With the soldier staring at the pencil holder, Skip nonchalantly opened the zipper, removed the pipe and stuck it in his back pocket.

I was flapping so hard, that given the right head wind, I would have taken off.

The soldier DID NOT REACT!!! Nothing happened.

He turned quickly away from Skip and the soldiers exited the compartment in a flash. Skip and I stood there, breathing like we had run a marathon. Our eyes were dilated like tweakers. We just stared at each other.

Our fellow compartment dwellers were in shock and said, and did, nothing.
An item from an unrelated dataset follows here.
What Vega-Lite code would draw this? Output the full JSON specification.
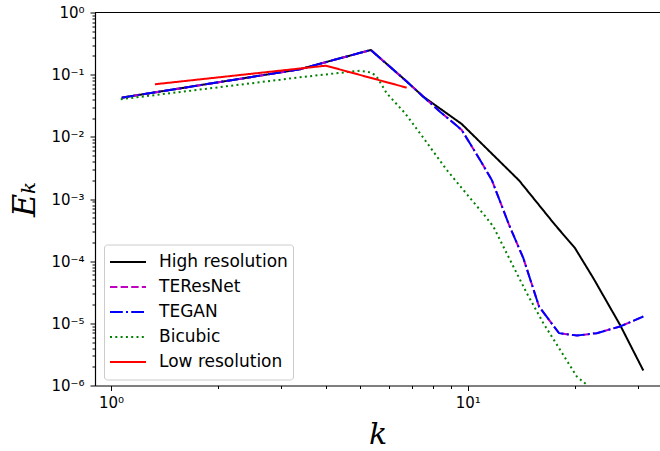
{
  "$schema": "https://vega.github.io/schema/vega-lite/v6.json",
  "width": 565,
  "height": 373,
  "autosize": "none",
  "padding": {"left": 95, "top": 12.5, "right": 0, "bottom": 65.5},
  "background": "white",
  "config": {"view": {"stroke": null}},
  "data": {"values": [
    {"series": "High resolution", "k": 1.072, "E": 0.0427},
    {"series": "High resolution", "k": 3.388, "E": 0.1222},
    {"series": "High resolution", "k": 4.111, "E": 0.166},
    {"series": "High resolution", "k": 5.348, "E": 0.2495},
    {"series": "High resolution", "k": 6.673, "E": 0.0822},
    {"series": "High resolution", "k": 7.506, "E": 0.0443},
    {"series": "High resolution", "k": 9.62, "E": 0.0161},
    {"series": "High resolution", "k": 13.93, "E": 0.00199},
    {"series": "High resolution", "k": 17.57, "E": 0.000384},
    {"series": "High resolution", "k": 19.99, "E": 0.000162},
    {"series": "High resolution", "k": 22.5, "E": 0.0000533},
    {"series": "High resolution", "k": 26.73, "E": 0.00000946},
    {"series": "High resolution", "k": 31.07, "E": 0.00000174},

    {"series": "TEResNet", "k": 1.072, "E": 0.0427},
    {"series": "TEResNet", "k": 3.388, "E": 0.1222},
    {"series": "TEResNet", "k": 4.111, "E": 0.166},
    {"series": "TEResNet", "k": 5.348, "E": 0.2495},
    {"series": "TEResNet", "k": 6.673, "E": 0.0822},
    {"series": "TEResNet", "k": 7.506, "E": 0.0443},
    {"series": "TEResNet", "k": 8.364, "E": 0.0254},
    {"series": "TEResNet", "k": 9.62, "E": 0.0129},
    {"series": "TEResNet", "k": 10.83, "E": 0.00425},
    {"series": "TEResNet", "k": 11.68, "E": 0.00203},
    {"series": "TEResNet", "k": 13.06, "E": 0.000384},
    {"series": "TEResNet", "k": 14.32, "E": 0.000112},
    {"series": "TEResNet", "k": 15.85, "E": 0.0000186},
    {"series": "TEResNet", "k": 18.03, "E": 0.00000695},
    {"series": "TEResNet", "k": 20.25, "E": 0.00000636},
    {"series": "TEResNet", "k": 23.0, "E": 0.00000695},
    {"series": "TEResNet", "k": 26.73, "E": 0.00000889},
    {"series": "TEResNet", "k": 31.07, "E": 0.0000129},

    {"series": "TEGAN", "k": 1.072, "E": 0.0427},
    {"series": "TEGAN", "k": 3.388, "E": 0.1222},
    {"series": "TEGAN", "k": 4.111, "E": 0.166},
    {"series": "TEGAN", "k": 5.348, "E": 0.2495},
    {"series": "TEGAN", "k": 6.673, "E": 0.0822},
    {"series": "TEGAN", "k": 7.506, "E": 0.0443},
    {"series": "TEGAN", "k": 8.364, "E": 0.0254},
    {"series": "TEGAN", "k": 9.62, "E": 0.0129},
    {"series": "TEGAN", "k": 10.83, "E": 0.00425},
    {"series": "TEGAN", "k": 11.68, "E": 0.00203},
    {"series": "TEGAN", "k": 13.06, "E": 0.000384},
    {"series": "TEGAN", "k": 14.32, "E": 0.000112},
    {"series": "TEGAN", "k": 15.85, "E": 0.0000186},
    {"series": "TEGAN", "k": 18.03, "E": 0.00000695},
    {"series": "TEGAN", "k": 20.25, "E": 0.00000636},
    {"series": "TEGAN", "k": 23.0, "E": 0.00000695},
    {"series": "TEGAN", "k": 26.73, "E": 0.00000889},
    {"series": "TEGAN", "k": 31.07, "E": 0.0000129},

    {"series": "Bicubic", "k": 1.065, "E": 0.0402},
    {"series": "Bicubic", "k": 3.388, "E": 0.0908},
    {"series": "Bicubic", "k": 4.111, "E": 0.1026},
    {"series": "Bicubic", "k": 4.99, "E": 0.116},
    {"series": "Bicubic", "k": 5.382, "E": 0.1076},
    {"series": "Bicubic", "k": 5.558, "E": 0.0929},
    {"series": "Bicubic", "k": 5.929, "E": 0.0502},
    {"series": "Bicubic", "k": 6.673, "E": 0.024},
    {"series": "Bicubic", "k": 7.349, "E": 0.01142},
    {"series": "Bicubic", "k": 8.732, "E": 0.00294},
    {"series": "Bicubic", "k": 9.72, "E": 0.0014},
    {"series": "Bicubic", "k": 11.18, "E": 0.000535},
    {"series": "Bicubic", "k": 11.8, "E": 0.00036},
    {"series": "Bicubic", "k": 13.14, "E": 0.000105},
    {"series": "Bicubic", "k": 14.64, "E": 0.0000306},
    {"series": "Bicubic", "k": 16.29, "E": 0.0000101},
    {"series": "Bicubic", "k": 18.15, "E": 0.00000375},
    {"series": "Bicubic", "k": 20.21, "E": 0.0000014},
    {"series": "Bicubic", "k": 21.56, "E": 0.00000103},
    {"series": "Bicubic", "k": 22.5, "E": 0.0000007},

    {"series": "Low resolution", "k": 1.328, "E": 0.0701},
    {"series": "Low resolution", "k": 4.006, "E": 0.1395},
    {"series": "Low resolution", "k": 6.745, "E": 0.0618}
  ]},
  "layer": [
    {
      "mark": {"type": "rule", "color": "#000000", "strokeWidth": 1.2},
      "encoding": {"y": {"datum": 1, "type": "quantitative", "scale": {"type": "log"}}}
    },
    {
      "mark": {"type": "line", "clip": true, "strokeWidth": 2},
      "encoding": {
        "x": {
          "field": "k", "type": "quantitative",
          "scale": {"type": "log", "domain": [0.902, 34.6], "nice": false},
          "axis": {
            "title": "k",
            "titleFont": "DejaVu Serif", "titleFontStyle": "italic", "titleFontWeight": "normal",
            "titleFontSize": 30, "titleColor": "#000000", "titlePadding": 9,
            "values": [1, 2, 3, 4, 5, 6, 7, 8, 9, 10, 20, 30],
            "labelExpr": "datum.value == 1 ? '10⁰' : datum.value == 10 ? '10¹' : ''",
            "labelFont": "DejaVu Sans", "labelFontSize": 15, "labelColor": "#000000",
            "labelPadding": 5, "labelOverlap": false, "labelFlush": false,
            "tickSize": {"condition": {"test": "datum.value == 1 || datum.value == 10", "value": 5}, "value": 3},
            "tickColor": "#000000", "tickWidth": 1,
            "domainColor": "#000000", "domainWidth": 1.2, "grid": false
          }
        },
        "y": {
          "field": "E", "type": "quantitative",
          "scale": {"type": "log", "domain": [0.000001, 1], "nice": false},
          "axis": {
            "title": "Eₖ",
            "titleFont": "DejaVu Serif", "titleFontStyle": "italic", "titleFontWeight": "normal",
            "titleFontSize": 32, "titleColor": "#000000", "titlePadding": 9,
            "values": [0.000001, 0.000002, 0.000003, 0.000004, 0.000005, 0.000006, 0.000007, 0.000008, 0.000009,
                       0.00001, 0.00002, 0.00003, 0.00004, 0.00005, 0.00006, 0.00007, 0.00008, 0.00009,
                       0.0001, 0.0002, 0.0003, 0.0004, 0.0005, 0.0006, 0.0007, 0.0008, 0.0009,
                       0.001, 0.002, 0.003, 0.004, 0.005, 0.006, 0.007, 0.008, 0.009,
                       0.01, 0.02, 0.03, 0.04, 0.05, 0.06, 0.07, 0.08, 0.09,
                       0.1, 0.2, 0.3, 0.4, 0.5, 0.6, 0.7, 0.8, 0.9, 1],
            "labelExpr": "datum.value == 1 ? '10⁰' : datum.value == 0.1 ? '10⁻¹' : datum.value == 0.01 ? '10⁻²' : datum.value == 0.001 ? '10⁻³' : datum.value == 0.0001 ? '10⁻⁴' : datum.value == 0.00001 ? '10⁻⁵' : datum.value == 0.000001 ? '10⁻⁶' : ''",
            "labelFont": "DejaVu Sans", "labelFontSize": 15, "labelColor": "#000000",
            "labelPadding": 6, "labelOverlap": false, "labelFlush": false,
            "tickSize": {"condition": {"test": "datum.value == 1 || datum.value == 0.1 || datum.value == 0.01 || datum.value == 0.001 || datum.value == 0.0001 || datum.value == 0.00001 || datum.value == 0.000001", "value": 5}, "value": 3},
            "tickColor": "#000000", "tickWidth": 1,
            "domainColor": "#000000", "domainWidth": 1.2, "grid": false
          }
        },
        "color": {
          "field": "series", "type": "nominal",
          "scale": {
            "domain": ["High resolution", "TEResNet", "TEGAN", "Bicubic", "Low resolution"],
            "range": ["#000000", "#bf00bf", "#0000ff", "#008000", "#ff0000"]
          },
          "legend": {
            "title": null,
            "orient": "none", "legendX": 9, "legendY": 232,
            "labelFont": "DejaVu Sans", "labelFontSize": 17, "labelColor": "#000000",
            "symbolType": "stroke", "symbolSize": 1296, "symbolStrokeWidth": 2,
            "labelOffset": 12, "rowPadding": 0, "clipHeight": 24.8, "padding": 5,
            "fillColor": "rgba(255,255,255,0.8)", "strokeColor": "#cccccc", "cornerRadius": 3
          }
        },
        "strokeDash": {
          "field": "series", "type": "nominal",
          "scale": {
            "domain": ["High resolution", "TEResNet", "TEGAN", "Bicubic", "Low resolution"],
            "range": [[1, 0], [7.4, 3.2], [12.8, 3.2, 2, 3.2], [2, 3.3], [1, 0]]
          },
          "legend": {
            "title": null,
            "orient": "none", "legendX": 9, "legendY": 232,
            "labelFont": "DejaVu Sans", "labelFontSize": 17, "labelColor": "#000000",
            "symbolType": "stroke", "symbolSize": 1296, "symbolStrokeWidth": 2,
            "labelOffset": 12, "rowPadding": 0, "clipHeight": 24.8, "padding": 5,
            "fillColor": "rgba(255,255,255,0.8)", "strokeColor": "#cccccc", "cornerRadius": 3
          }
        }
      }
    }
  ]
}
Skip took the pipe out of his pocket and put it back in the binder. But I grabbed it away from him before he could zipper it back up; I opened the window and threw it away.

I looked at him still breathing heavy.

Skip yelled at me: “Hey. What did you do that for? That cost 12 Guilders!!”
All I could do was spew unfathomable words and sounds.


“That’s what you’re concerned about? 12 Guilders?”

If I didn’t think he could snap my skinny neck, I would have poked his eyes out with my fingers.

We sat down. Neither of us said a word the rest of the way.

We got to the Amsterdam train station and went directly to storage.
Our stuff was sitting exactly where it was when we left.

Now Skip began to flap his arms! “It was gone. Honest to God. It was gone.”

My heart started a life threatening arrhythmia. I couldn’t move. I was frozen in place. I had no words. Meanwhile Skip was about to take off like a helicopter due to the rotation of his arms.

I grabbed him by the collar and dragged him over to the guy that managed the storage facility. I told him we were going to get something to eat and would be back in an hour. The guy just smiled the smile of someone evil.

We had lunch, went back, and got our stuff lugged it back to the train.

The adventure was 24 hours, round trip.

Thank God that Skip was my best friend. Otherwise, it would have been my first murder.